I've been recently researching body modification for a book tentatively titled, Scarification. This is a novel about scars physical, emotional, and upon the soul. While some are intentional, others are inflicted, or happen by accident. The story involves a family's attempts to keep demons away from their children.
I have no intention to actually have scarification done to my body. However reasearching has brought me into the world of body modification. I plan to blog along my journey of both body modification and writing this novel.
Now, before you tell me I'm nutty, let me explain a bit of what I've learned. I've been involved in body modification my whole life and just never thought of it in those terms. I've been to exercise classes to change my body shape. I color my hair, get the ends trimmed. I have acrylic fingernails. I first had my ears pierced for earrings when I was in the 8th grade. I wear glasses which change both how I see and how I look when wearing them.What I eat also contributes to how my body looks. I have three tattoos, the first of which I had inked at the age of 37. All of these modify my body from it's natural state--the definition of body modification.

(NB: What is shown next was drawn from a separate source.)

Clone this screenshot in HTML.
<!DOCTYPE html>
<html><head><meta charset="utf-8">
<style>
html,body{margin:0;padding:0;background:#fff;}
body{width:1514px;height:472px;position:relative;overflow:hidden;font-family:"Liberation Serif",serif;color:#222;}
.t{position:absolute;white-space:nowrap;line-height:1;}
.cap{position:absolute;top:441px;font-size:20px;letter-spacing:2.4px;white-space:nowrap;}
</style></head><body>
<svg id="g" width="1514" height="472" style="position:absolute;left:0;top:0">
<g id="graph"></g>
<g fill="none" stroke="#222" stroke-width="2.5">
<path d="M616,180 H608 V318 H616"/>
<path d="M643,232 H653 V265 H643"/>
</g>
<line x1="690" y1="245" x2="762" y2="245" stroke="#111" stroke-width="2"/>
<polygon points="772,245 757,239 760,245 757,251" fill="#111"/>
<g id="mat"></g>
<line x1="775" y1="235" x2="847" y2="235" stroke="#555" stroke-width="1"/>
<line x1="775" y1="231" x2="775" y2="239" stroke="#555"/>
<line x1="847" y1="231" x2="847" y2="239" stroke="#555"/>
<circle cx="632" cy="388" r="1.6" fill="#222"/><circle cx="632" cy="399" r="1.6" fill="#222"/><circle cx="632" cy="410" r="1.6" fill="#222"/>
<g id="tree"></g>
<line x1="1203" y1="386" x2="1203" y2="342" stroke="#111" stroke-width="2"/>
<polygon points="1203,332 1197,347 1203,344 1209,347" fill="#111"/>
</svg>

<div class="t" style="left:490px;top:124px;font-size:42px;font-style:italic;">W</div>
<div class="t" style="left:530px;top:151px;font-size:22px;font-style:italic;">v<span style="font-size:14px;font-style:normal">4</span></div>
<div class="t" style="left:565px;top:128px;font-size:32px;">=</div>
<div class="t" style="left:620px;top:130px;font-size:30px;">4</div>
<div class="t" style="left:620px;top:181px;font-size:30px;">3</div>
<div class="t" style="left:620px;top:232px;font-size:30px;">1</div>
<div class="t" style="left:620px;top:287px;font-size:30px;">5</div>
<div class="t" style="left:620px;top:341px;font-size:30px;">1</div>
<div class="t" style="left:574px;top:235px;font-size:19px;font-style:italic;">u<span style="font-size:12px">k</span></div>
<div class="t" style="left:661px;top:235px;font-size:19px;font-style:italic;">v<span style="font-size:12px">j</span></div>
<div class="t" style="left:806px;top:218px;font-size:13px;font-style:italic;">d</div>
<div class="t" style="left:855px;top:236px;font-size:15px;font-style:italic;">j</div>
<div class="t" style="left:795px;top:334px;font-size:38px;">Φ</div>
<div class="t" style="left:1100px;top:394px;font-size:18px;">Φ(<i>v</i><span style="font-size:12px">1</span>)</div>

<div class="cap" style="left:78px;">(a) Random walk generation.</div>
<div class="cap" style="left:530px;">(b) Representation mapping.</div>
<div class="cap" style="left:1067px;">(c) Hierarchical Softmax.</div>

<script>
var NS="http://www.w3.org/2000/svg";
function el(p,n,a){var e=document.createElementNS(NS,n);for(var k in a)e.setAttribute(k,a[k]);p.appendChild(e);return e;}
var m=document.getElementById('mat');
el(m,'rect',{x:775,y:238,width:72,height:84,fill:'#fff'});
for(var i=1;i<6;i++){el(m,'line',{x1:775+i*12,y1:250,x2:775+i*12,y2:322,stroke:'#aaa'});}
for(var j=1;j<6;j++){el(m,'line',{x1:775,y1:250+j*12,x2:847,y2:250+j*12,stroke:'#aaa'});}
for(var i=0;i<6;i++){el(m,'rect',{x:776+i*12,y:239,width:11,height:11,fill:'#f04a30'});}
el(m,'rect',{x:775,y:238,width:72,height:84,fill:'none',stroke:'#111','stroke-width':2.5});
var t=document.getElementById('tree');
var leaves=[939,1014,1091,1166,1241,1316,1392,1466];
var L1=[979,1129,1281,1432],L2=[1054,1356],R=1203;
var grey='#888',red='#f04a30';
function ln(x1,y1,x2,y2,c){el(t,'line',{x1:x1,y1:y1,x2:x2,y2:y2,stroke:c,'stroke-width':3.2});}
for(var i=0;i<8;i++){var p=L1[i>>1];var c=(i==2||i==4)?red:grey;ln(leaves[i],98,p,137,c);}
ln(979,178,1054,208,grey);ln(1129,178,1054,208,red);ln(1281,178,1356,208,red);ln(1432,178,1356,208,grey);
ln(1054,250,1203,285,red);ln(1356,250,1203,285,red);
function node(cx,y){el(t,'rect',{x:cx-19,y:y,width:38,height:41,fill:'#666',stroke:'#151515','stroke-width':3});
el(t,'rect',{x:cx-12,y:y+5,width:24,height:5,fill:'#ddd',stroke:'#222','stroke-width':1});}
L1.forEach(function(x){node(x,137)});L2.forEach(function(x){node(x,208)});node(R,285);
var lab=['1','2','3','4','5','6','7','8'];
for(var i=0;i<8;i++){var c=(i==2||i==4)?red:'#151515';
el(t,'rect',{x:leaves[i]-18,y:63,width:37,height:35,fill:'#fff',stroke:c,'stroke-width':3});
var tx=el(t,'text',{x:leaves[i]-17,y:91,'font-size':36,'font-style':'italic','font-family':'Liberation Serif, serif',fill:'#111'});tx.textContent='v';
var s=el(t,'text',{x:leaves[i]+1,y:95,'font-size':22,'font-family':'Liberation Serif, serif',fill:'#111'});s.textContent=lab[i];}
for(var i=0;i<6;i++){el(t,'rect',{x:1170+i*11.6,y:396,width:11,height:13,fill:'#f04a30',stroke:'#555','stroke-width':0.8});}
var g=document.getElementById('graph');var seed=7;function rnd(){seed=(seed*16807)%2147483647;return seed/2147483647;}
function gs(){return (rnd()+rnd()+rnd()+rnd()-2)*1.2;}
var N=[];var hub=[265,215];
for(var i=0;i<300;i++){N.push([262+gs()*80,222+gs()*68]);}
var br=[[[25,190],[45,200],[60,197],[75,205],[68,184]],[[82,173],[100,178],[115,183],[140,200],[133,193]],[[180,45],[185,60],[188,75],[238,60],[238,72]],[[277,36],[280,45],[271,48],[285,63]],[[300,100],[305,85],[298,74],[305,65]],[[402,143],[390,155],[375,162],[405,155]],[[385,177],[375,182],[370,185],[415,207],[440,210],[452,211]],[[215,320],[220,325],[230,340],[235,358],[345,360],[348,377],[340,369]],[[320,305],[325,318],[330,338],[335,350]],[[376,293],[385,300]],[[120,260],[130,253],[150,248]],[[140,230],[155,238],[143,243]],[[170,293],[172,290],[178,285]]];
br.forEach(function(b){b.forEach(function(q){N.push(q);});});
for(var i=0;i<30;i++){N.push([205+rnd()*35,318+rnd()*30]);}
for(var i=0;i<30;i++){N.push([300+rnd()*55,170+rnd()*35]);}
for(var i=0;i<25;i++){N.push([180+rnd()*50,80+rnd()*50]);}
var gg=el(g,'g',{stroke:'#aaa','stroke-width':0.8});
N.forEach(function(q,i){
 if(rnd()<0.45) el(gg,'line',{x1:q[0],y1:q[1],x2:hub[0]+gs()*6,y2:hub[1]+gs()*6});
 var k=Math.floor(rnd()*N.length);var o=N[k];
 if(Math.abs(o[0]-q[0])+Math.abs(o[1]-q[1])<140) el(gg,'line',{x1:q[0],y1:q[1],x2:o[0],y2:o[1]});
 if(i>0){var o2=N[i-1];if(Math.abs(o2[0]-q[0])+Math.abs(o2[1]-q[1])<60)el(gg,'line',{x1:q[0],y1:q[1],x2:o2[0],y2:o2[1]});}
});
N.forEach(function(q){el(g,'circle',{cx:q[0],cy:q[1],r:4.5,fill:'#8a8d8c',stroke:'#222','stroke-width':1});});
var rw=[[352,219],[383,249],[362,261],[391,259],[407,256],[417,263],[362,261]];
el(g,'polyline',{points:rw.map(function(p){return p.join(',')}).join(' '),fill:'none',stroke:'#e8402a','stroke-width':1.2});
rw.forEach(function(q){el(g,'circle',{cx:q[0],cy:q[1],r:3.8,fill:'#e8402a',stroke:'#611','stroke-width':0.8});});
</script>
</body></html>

Body modification comes in many forms and it doesn't have to be extreme. One example I see repeatedly in my research books are body builders. These guys and gals work those muscles to sculpt their bodies a certain way. Some of them take supplements to help them. Many of them feel the result is worth the effort.

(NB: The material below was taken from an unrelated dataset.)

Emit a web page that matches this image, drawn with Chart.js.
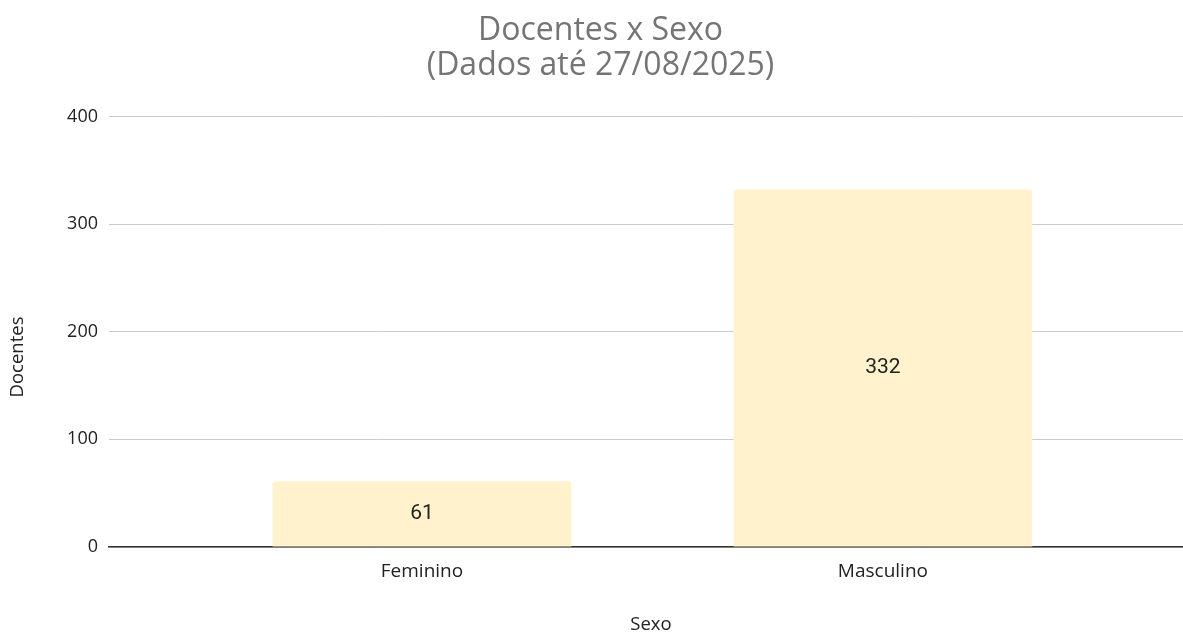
<style>
  body { margin: 0; }
</style>
<canvas id="chart" width="1183" height="636"></canvas>
<script src="https://cdn.jsdelivr.net/npm/chart.js@4.4.1/dist/chart.umd.min.js"></script>
<script>
  const categories = ['Feminino', 'Masculino']
  const values = [61, 332]
  const yTicks = [0, 100, 200, 300, 400]
  const titleLines = ['Docentes x Sexo', '(Dados até 27/08/2025)']
  const xTitle = 'Sexo'
  const yTitle = 'Docentes'

  // value labels in the middle of each bar, plus axis titles
  const labelsPlugin = {
    id: 'labelsPlugin',
    afterDatasetsDraw(chart) {
      const ctx = chart.ctx
      const meta = chart.getDatasetMeta(0)
      ctx.save()
      ctx.font = '21px Roboto'
      ctx.fillStyle = '#222'
      ctx.textAlign = 'center'
      ctx.textBaseline = 'middle'
      meta.data.forEach((bar, i) => {
        ctx.fillText(String(values[i]), bar.x, (bar.y + bar.base) / 2)
      })
      ctx.restore()
    },
    afterDraw(chart) {
      const ctx = chart.ctx
      const area = chart.chartArea
      ctx.save()
      ctx.fillStyle = '#222'
      ctx.textAlign = 'center'
      ctx.textBaseline = 'middle'
      ctx.font = '18.5px "Open Sans"'
      ctx.fillText(xTitle, (area.left + area.right) / 2 + 5, 625)
      ctx.translate(18, area.bottom - 190)
      ctx.rotate(-Math.PI / 2)
      ctx.fillText(yTitle, 0, 0)
      ctx.restore()
    }
  }

  new Chart(document.getElementById('chart'), {
    type: 'bar',
    data: {
      datasets: [{
        data: categories.map((c, i) => ({ x: i, y: values[i] })),
        backgroundColor: '#FFF2CC',
        borderRadius: 3,
        categoryPercentage: 0.8,
        barPercentage: 0.81
      }]
    },
    options: {
      responsive: false,
      animation: false,
      layout: { padding: { left: 18, right: 0, top: 0, bottom: 0 } },
      plugins: {
        legend: { display: false },
        tooltip: { enabled: false },
        title: {
          display: true,
          text: titleLines,
          color: '#757575',
          font: { family: 'Open Sans', size: 32, weight: 'normal', lineHeight: 1.1 },
          padding: { top: 13, bottom: 33 }
        }
      },
      scales: {
        x: {
          type: 'linear',
          offset: false,
          min: -0.679,
          max: 1.651,
          grid: { display: false, drawTicks: false },
          border: { display: true, color: '#333', width: 1.5 },
          ticks: {
            stepSize: 1,
            includeBounds: false,
            padding: 13,
            color: '#222',
            font: { family: 'Open Sans', size: 19 },
            callback: v => categories[v] ?? ''
          },
          afterFit: s => { s.height = 89 }
        },
        y: {
          min: 0,
          max: 400,
          afterBuildTicks: s => { s.ticks = yTicks.map(v => ({ value: v })) },
          grid: { color: '#ccc', drawTicks: false },
          border: { display: false },
          ticks: {
            padding: 11,
            color: '#222',
            font: { family: 'Open Sans', size: 18 }
          },
          afterFit: s => { s.width = 91 }
        }
      }
    },
    plugins: [labelsPlugin]
  })
</script>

Putting on make-up is another mild form of body modification. It changes the skin tone, lip color, and can mask or highlight certain areas of the face. Yep. I've done this since my teen years and even was a Mary Kay lady for a time. We can change the texture and tone of our skin with balms, moisturizers, and other beauty products. We change our natural scent with deodorants, colognes and perfumes. What about shaving? Yep. It's body modification.
Hell, the type of clothing a person puts on is an everyman's version of body modification. Our bodies come into this world without any. Within minutes of birth a baby's body is covered up with a blanket. It's funny to consider that we've made it illegal not to modify our bodies. Just try walking downtown with no clothing on and see how fast you get arrested. The requirement to be clothed is a form of forced body modification. We just don't think of it in those terms.
We often define ourselves, change our image, fit our body to the appropriateness of a situation (such as work clothing, work out clothing, bathing suits, wet suits, evening attire, costuming) by our clothing. Differing colors and styles can modify how a body looks. We judge people by the styles of their body modification, whether it's their clothing choices; make up and jewelry choices; their piercings, tattoos, implants, or scars. Those judgements can have positive and negative results, depending upon the persons involved and their own views concerning what's appropriate.
Tomorrow I'll talk a bit more about what I have planned for myself. I can only speak for myself but this research has opened my eyes to a wider world around me. I wonder if I'll be more accepting of others.